The full-court press on speeders is the cornerstone of the North Carolina Department of Transportation’s “Obey the Sign or Pay the Fine” initiative, which is designed to remind motorists that the numbers on the speed limit sign aren’t a suggestion, they’re the law.

“Many Americans believe they won’t be ticketed if they drive within a ‘buffer zone’ above the posted speed limit. But now, law enforcement will be targeting and ticketing speeding drivers,” reads the N.C. DOT’s statement regarding the program. It then goes all caps lock on your ass: “When it comes to speeding: Obey the Sign or Pay the Fine – the posted speed limit IS THE LAW.”
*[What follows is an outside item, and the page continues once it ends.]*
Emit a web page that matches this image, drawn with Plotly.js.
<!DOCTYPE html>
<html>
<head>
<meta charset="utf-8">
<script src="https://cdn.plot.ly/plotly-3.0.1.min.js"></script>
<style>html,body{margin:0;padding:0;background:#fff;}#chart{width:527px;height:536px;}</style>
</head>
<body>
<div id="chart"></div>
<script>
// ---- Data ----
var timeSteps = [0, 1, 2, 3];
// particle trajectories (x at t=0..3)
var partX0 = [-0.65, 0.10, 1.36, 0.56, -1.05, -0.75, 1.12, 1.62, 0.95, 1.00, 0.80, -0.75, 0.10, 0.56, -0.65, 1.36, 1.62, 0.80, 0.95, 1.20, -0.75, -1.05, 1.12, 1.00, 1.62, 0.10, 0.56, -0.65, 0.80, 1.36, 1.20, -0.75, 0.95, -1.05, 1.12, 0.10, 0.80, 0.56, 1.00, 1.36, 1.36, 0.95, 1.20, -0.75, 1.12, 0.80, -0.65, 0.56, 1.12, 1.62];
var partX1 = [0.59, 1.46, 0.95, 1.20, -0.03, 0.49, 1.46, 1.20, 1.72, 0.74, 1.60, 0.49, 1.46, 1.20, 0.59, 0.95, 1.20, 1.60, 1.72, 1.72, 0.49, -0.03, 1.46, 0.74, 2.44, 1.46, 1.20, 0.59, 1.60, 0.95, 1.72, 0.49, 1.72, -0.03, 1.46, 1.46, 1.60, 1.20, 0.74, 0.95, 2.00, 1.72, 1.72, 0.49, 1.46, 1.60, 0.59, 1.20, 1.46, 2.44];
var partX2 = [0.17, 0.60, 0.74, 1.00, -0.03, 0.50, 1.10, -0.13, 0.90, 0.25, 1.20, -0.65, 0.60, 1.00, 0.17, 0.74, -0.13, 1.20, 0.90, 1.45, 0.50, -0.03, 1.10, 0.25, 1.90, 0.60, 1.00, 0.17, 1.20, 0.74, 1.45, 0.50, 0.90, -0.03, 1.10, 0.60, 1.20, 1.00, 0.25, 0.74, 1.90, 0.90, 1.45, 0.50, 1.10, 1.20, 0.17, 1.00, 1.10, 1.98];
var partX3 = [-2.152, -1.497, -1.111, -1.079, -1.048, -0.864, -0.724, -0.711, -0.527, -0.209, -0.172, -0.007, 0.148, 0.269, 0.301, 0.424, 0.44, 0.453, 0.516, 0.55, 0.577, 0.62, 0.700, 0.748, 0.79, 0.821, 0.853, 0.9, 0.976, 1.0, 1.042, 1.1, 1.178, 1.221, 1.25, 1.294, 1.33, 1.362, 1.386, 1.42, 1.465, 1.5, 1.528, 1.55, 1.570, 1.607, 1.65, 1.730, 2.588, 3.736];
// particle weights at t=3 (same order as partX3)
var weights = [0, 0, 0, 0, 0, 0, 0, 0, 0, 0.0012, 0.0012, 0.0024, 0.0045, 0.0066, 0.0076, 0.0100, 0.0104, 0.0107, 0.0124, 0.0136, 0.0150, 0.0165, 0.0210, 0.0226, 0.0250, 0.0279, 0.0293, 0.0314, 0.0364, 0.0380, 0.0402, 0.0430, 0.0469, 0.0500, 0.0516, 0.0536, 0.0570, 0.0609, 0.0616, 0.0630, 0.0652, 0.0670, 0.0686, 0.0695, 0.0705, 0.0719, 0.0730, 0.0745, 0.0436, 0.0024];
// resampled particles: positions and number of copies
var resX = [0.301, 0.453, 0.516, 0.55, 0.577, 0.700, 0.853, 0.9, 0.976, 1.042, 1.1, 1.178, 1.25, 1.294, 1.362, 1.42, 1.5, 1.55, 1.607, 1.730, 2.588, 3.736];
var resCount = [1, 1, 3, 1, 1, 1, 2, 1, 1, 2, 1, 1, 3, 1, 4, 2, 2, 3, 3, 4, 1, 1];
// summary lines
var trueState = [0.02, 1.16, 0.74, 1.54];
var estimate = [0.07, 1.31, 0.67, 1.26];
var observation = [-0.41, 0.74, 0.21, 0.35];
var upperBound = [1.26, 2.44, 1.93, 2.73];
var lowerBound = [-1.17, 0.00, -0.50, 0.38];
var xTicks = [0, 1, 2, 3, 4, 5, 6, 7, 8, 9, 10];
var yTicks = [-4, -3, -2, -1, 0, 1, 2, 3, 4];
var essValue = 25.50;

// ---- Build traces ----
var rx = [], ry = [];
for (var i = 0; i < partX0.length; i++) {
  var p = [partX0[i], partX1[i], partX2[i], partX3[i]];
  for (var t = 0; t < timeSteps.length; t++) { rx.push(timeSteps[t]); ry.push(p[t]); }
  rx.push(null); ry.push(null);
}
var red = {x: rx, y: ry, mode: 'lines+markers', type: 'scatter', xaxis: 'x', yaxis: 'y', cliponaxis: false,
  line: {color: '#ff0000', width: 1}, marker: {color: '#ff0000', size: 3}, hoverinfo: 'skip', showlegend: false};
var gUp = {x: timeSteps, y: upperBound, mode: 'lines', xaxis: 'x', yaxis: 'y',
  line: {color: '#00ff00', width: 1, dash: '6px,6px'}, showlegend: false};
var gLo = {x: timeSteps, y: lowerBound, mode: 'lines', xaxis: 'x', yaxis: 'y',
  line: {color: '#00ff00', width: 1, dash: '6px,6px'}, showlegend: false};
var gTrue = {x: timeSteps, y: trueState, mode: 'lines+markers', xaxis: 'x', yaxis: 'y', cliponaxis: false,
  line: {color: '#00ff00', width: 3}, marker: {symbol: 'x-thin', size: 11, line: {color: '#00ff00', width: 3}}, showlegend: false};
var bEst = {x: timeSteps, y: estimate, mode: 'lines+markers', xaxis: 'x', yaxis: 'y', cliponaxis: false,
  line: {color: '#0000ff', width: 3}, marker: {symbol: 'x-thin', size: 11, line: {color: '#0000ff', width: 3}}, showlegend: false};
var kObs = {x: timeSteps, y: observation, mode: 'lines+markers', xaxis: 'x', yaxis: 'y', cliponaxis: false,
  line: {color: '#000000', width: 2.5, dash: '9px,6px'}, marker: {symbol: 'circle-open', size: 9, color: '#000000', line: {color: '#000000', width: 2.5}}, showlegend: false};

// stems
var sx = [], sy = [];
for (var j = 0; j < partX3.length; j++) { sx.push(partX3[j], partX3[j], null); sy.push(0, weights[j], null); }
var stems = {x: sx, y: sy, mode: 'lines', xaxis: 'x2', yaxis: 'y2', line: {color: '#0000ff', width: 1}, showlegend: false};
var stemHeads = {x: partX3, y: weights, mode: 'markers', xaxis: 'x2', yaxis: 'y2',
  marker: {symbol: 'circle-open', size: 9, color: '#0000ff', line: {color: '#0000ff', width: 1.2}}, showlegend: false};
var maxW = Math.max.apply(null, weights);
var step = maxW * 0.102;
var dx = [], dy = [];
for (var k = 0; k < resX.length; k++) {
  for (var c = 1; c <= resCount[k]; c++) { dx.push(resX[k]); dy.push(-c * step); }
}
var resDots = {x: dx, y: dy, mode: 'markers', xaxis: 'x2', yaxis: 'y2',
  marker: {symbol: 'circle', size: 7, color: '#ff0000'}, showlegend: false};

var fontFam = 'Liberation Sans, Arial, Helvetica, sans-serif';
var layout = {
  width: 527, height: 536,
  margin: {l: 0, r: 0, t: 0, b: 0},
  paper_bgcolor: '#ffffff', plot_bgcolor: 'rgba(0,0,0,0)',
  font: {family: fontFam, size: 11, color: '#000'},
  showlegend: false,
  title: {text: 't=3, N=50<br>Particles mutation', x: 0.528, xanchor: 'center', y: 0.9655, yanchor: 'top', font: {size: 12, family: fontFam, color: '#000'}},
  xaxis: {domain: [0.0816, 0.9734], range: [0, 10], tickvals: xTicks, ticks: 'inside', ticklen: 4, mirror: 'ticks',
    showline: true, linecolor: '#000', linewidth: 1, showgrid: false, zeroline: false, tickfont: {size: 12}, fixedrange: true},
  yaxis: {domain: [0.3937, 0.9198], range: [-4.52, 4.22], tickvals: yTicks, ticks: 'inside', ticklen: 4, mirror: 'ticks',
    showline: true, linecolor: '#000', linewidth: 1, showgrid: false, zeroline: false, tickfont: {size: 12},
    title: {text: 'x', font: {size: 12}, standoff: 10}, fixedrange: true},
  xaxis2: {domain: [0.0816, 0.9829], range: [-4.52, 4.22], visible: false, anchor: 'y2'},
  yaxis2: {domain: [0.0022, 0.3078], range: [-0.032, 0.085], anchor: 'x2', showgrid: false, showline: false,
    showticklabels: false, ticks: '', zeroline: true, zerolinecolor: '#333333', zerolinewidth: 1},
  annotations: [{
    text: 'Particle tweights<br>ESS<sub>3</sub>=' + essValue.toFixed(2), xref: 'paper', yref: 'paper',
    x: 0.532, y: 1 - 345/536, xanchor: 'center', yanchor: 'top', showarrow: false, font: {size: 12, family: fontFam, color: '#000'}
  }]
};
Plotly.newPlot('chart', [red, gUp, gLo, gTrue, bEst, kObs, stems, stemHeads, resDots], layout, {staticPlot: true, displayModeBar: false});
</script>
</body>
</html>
Granted, the N.C. DOT can’t force police officers to ticket people for doing one or two over the limit. It’s up to individual law enforcement agencies to decide how rigid they want to be on the policy, and at least one North Carolina trooper has said he has no intention of pulling people over for doing one over the limit.

“We stick to the idea of troopers issuing citations for clear-cut and substantial violations,” Master Trooper Chris Knox told the Greensboro News & Record. “Are troopers targeting people going 1 mph over the limit? No.”

This isn’t the first time North Carolina’s DOT has tried to put the fear of God in the public over minor speeding infractions. The “Obey the Sign or Pay the Fine” program ran from March 30 to April 5 last year; if you have a particular attachment to one North Carolina region, you can even see the county-by-county breakdown of tickets issued during the campaign.

Ultimately, the DOT’s campaign sounds more like bureaucratic busy-bodying than a Gestapo-esque crackdown on anyone who should nudge past the upper limit. Still, if your schedule is flexible, you might want to push that Tail Of the Dragon trip to until April 4, just to be safe.